Wednesday, July 16, 2008

Free to Freedom

Sylvia asks:

So you have to ask yourself, is “buzz” plus “free” driving educational practice and planning? Are you building a future on this premise? Are educators walking into a trap set out to attract any and all users, just so venture capitalists can make a return on investment?

Here's how this ought to work. You've got a certain group of ed-tech early adopters who are always going to be chasing the next big thing. They can't help it, and that process has been supercharged by the fact that they no longer need purchase orders or their own money to try most of the hot new things, since they're on the web and free (as in beer). No sense complaining about this, it is just the way things are and will be for the foreseeable future.

What we do need to change is the relationship between this group and, in particular, the way schools do IT.

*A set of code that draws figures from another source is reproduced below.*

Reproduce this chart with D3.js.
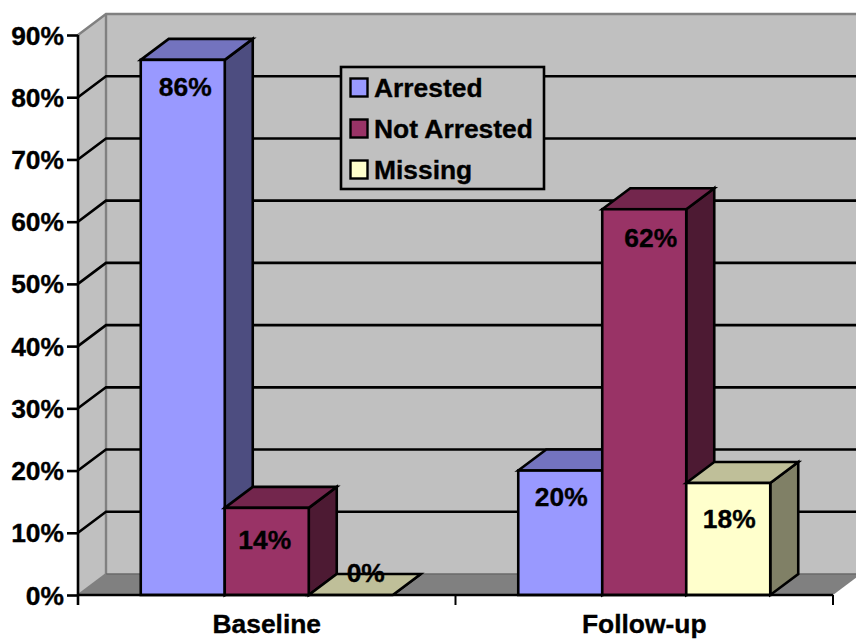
<!DOCTYPE html>
<html>
<head>
<meta charset="utf-8">
<script src="https://cdn.jsdelivr.net/npm/d3@7"></script>
<style>
html,body{margin:0;padding:0;background:#fff;}
svg{display:block;}
text{font-family:"Liberation Sans",Arial,sans-serif;font-weight:bold;font-size:26.4px;fill:#000;stroke:#000;stroke-width:0.35px;}
</style>
</head>
<body>
<svg id="chart" width="856" height="639"></svg>
<script>
// Arrest status at baseline and follow-up, as percentages
const categories = ["Baseline", "Follow-up"];
const seriesNames = ["Arrested", "Not Arrested", "Missing"];
const arrested = [86, 20];
const notArrested = [14, 62];
const missing = [0, 18];
const yTicks = [0, 10, 20, 30, 40, 50, 60, 70, 80, 90];

const seriesValues = [arrested, notArrested, missing];
const frontColors = ["#9999FF", "#993366", "#FFFFCC"];
const topColors = ["#7373BF", "#73264D", "#BFBF99"];
const sideColors = ["#4D4D80", "#4D1A33", "#808066"];

// Hand placement of value labels: [dx from bar centre, baseline below bar top]
const labelNudge = [
  [[2.5, 36], [-2, 41], [15, -13]],
  [[1, 35], [6.5, 38], [1, 45]]
];

const depthX = 28, depthY = -21;
const edge = 2.6;
const svg = d3.select("#chart");

const x = d3.scaleBand().domain(categories).range([78, 833]);
const y = d3.scaleLinear().domain([0, 90]).range([595, 35]);
const inner = d3.scaleBand().domain(d3.range(seriesNames.length)).range([0, 252]);
const barX = (c, s) => x(categories[c]) + (x.bandwidth() - 252) / 2 + inner(s);
const pts = a => a.map(p => p.join(",")).join(" ");

// Chart walls and floor
const x0 = x.range()[0], x1 = x.range()[1], y0 = y(0), yTop = y(90);
svg.append("polygon").attr("points", pts([[x0, yTop], [x0 + depthX, yTop + depthY], [x0 + depthX, y0 + depthY], [x0, y0]])).attr("fill", "#C0C0C0");
svg.append("polygon").attr("points", pts([[x0 + depthX, yTop + depthY], [x1 + depthX, yTop + depthY], [x1 + depthX, y0 + depthY], [x0 + depthX, y0 + depthY]])).attr("fill", "#C0C0C0");
svg.append("polygon").attr("points", pts([[x0, y0], [x0 + depthX, y0 + depthY], [x1 + depthX, y0 + depthY], [x1, y0]])).attr("fill", "#808080");
svg.append("polyline").attr("points", pts([[x0, yTop], [x0 + depthX, yTop + depthY], [x1 + depthX, yTop + depthY]])).attr("fill", "none").attr("stroke", "#808080").attr("stroke-width", 2.4);
svg.append("line").attr("x1", x0 + depthX).attr("x2", x0 + depthX).attr("y1", yTop + depthY).attr("y2", y0 + depthY).attr("stroke", "#808080").attr("stroke-width", 2.4);
svg.append("line").attr("x1", x0 + depthX).attr("x2", x1 + depthX).attr("y1", y0 + depthY).attr("y2", y0 + depthY).attr("stroke", "#6a6a6a").attr("stroke-width", 1.5);
svg.append("line").attr("x1", x0).attr("x2", x0 + depthX).attr("y1", y0).attr("y2", y0 + depthY).attr("stroke", "#808080").attr("stroke-width", 2);

// Gridlines run up the side wall and across the back wall
yTicks.filter(t => t > 0 && t < 90).forEach(t => {
  svg.append("polyline")
    .attr("points", pts([[x0, y(t)], [x0 + depthX, y(t) + depthY], [x1 + depthX, y(t) + depthY]]))
    .attr("fill", "none").attr("stroke", "#000").attr("stroke-width", edge);
});

// Axes
const yAxis = svg.append("g").attr("transform", `translate(${x0},0)`)
  .call(d3.axisLeft(y).tickValues(yTicks).tickFormat(d => d + "%").tickSize(11).tickPadding(3));
yAxis.selectAll("line").attr("stroke", "#000").attr("stroke-width", edge);
yAxis.select(".domain").attr("stroke", "#000").attr("stroke-width", edge).attr("d", `M0,${yTop}V${y0 + 10}`);
yAxis.selectAll("text").attr("dy", null).attr("y", 9).style("font-size", "26.4px");

// Bars, painted left to right so each one overlaps its neighbour's side
categories.forEach((cat, c) => {
  seriesNames.forEach((name, s) => {
    const v = seriesValues[s][c];
    const l = barX(c, s), r = l + inner.bandwidth(), t = y(v), b = y(0);
    const g = svg.append("g");
    const stroke = sel => sel.attr("stroke", "#000").attr("stroke-width", edge).attr("stroke-linejoin", "miter");
    g.append("polygon").attr("points", pts([[r, t], [r + depthX, t + depthY], [r + depthX, b + depthY], [r, b]])).attr("fill", sideColors[s]).call(stroke);
    g.append("polygon").attr("points", pts([[l, t], [l + depthX, t + depthY], [r + depthX, t + depthY], [r, t]])).attr("fill", topColors[s]).call(stroke);
    g.append("rect").attr("x", l).attr("y", t).attr("width", r - l).attr("height", b - t).attr("fill", frontColors[s]).call(stroke);
  });
});

// Floor-front axis line and category ticks, above the bars
svg.append("line").attr("x1", x0).attr("x2", x1).attr("y1", y0).attr("y2", y0).attr("stroke", "#000").attr("stroke-width", edge);
[x0, x0 + x.step(), x1].forEach(px => {
  svg.append("line").attr("x1", px).attr("x2", px).attr("y1", y0).attr("y2", y0 + 10).attr("stroke", "#000").attr("stroke-width", 2);
});
categories.forEach(cat => {
  svg.append("text").attr("x", x(cat) + x.bandwidth() / 2).attr("y", 633).attr("text-anchor", "middle").text(cat);
});

// Value labels
categories.forEach((cat, c) => {
  seriesNames.forEach((name, s) => {
    const v = seriesValues[s][c];
    const [dx, dy] = labelNudge[c][s];
    svg.append("text")
      .attr("x", barX(c, s) + inner.bandwidth() / 2 + dx)
      .attr("y", y(v) + dy)
      .attr("text-anchor", "middle")
      .text(v + "%");
  });
});

// Legend
const legend = svg.append("g");
legend.append("rect").attr("x", 341).attr("y", 67).attr("width", 203).attr("height", 122)
  .attr("fill", "#C0C0C0").attr("stroke", "#000").attr("stroke-width", edge);
const legendRow = d3.scalePoint().domain(seriesNames).range([87.5, 169.5]);
seriesNames.forEach((name, s) => {
  const cy = legendRow(name);
  legend.append("rect").attr("x", 350.5).attr("y", cy - 9).attr("width", 17).attr("height", 18)
    .attr("fill", frontColors[s]).attr("stroke", "#000").attr("stroke-width", 2.4);
  legend.append("text").attr("x", 374).attr("y", cy + 9.5).text(name);
});
</script>
</body>
</html>
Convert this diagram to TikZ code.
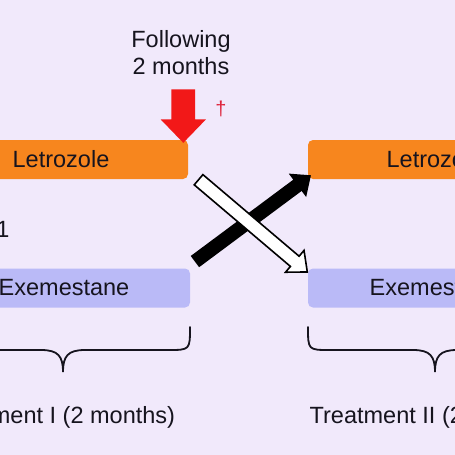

When the early adopters find web applications that work and stick, before they flit off to the next bauble, there needs to be a hand off to the people who handle actual implementations in schools. In some cases, like GMail and Google Apps, the vendor may decide to actually address education as a market, thus allowing schools to act as a more or less conventional customers. In other cases, once a service has demonstrated some value to schools (for the sake of argument, let's say Twitter fits this definition, although that's a major stretch), what should happen is that the ed-tech geek says to the IT geek, "OK, we need to be able to do this" and the IT geek does a little Googling around and says, "Alright, let's try piloting a Laconica server." That is, the IT side insists on an open source solution to provide stability, privacy and consistency, but they actually see it as part of their job to at least try to provide such a thing.

This is as good a time as any to give an overdue shout out to Jim Klein for the work his district has been doing with elgg, which is an example of at least part of this process in action.

A lot of this comes down to not taking seriously the difference between not being forbidden from trying something and actually recommending or requiring its use to a formal grouping of teachers. If something is likely to change substantially over, say, the next three years, I don't really see the point in pushing it on teachers (well, except in extraordinary cases, like perhaps OLPC). Three years is forever on the web right now, but in schools it is an eyeblink, and it is practically an eyeblink in the education of a kid. If you have to transition from, say, one photo sharing/publishing application to another before a class of freshman makes it to graduation, you're wasting everyone's time.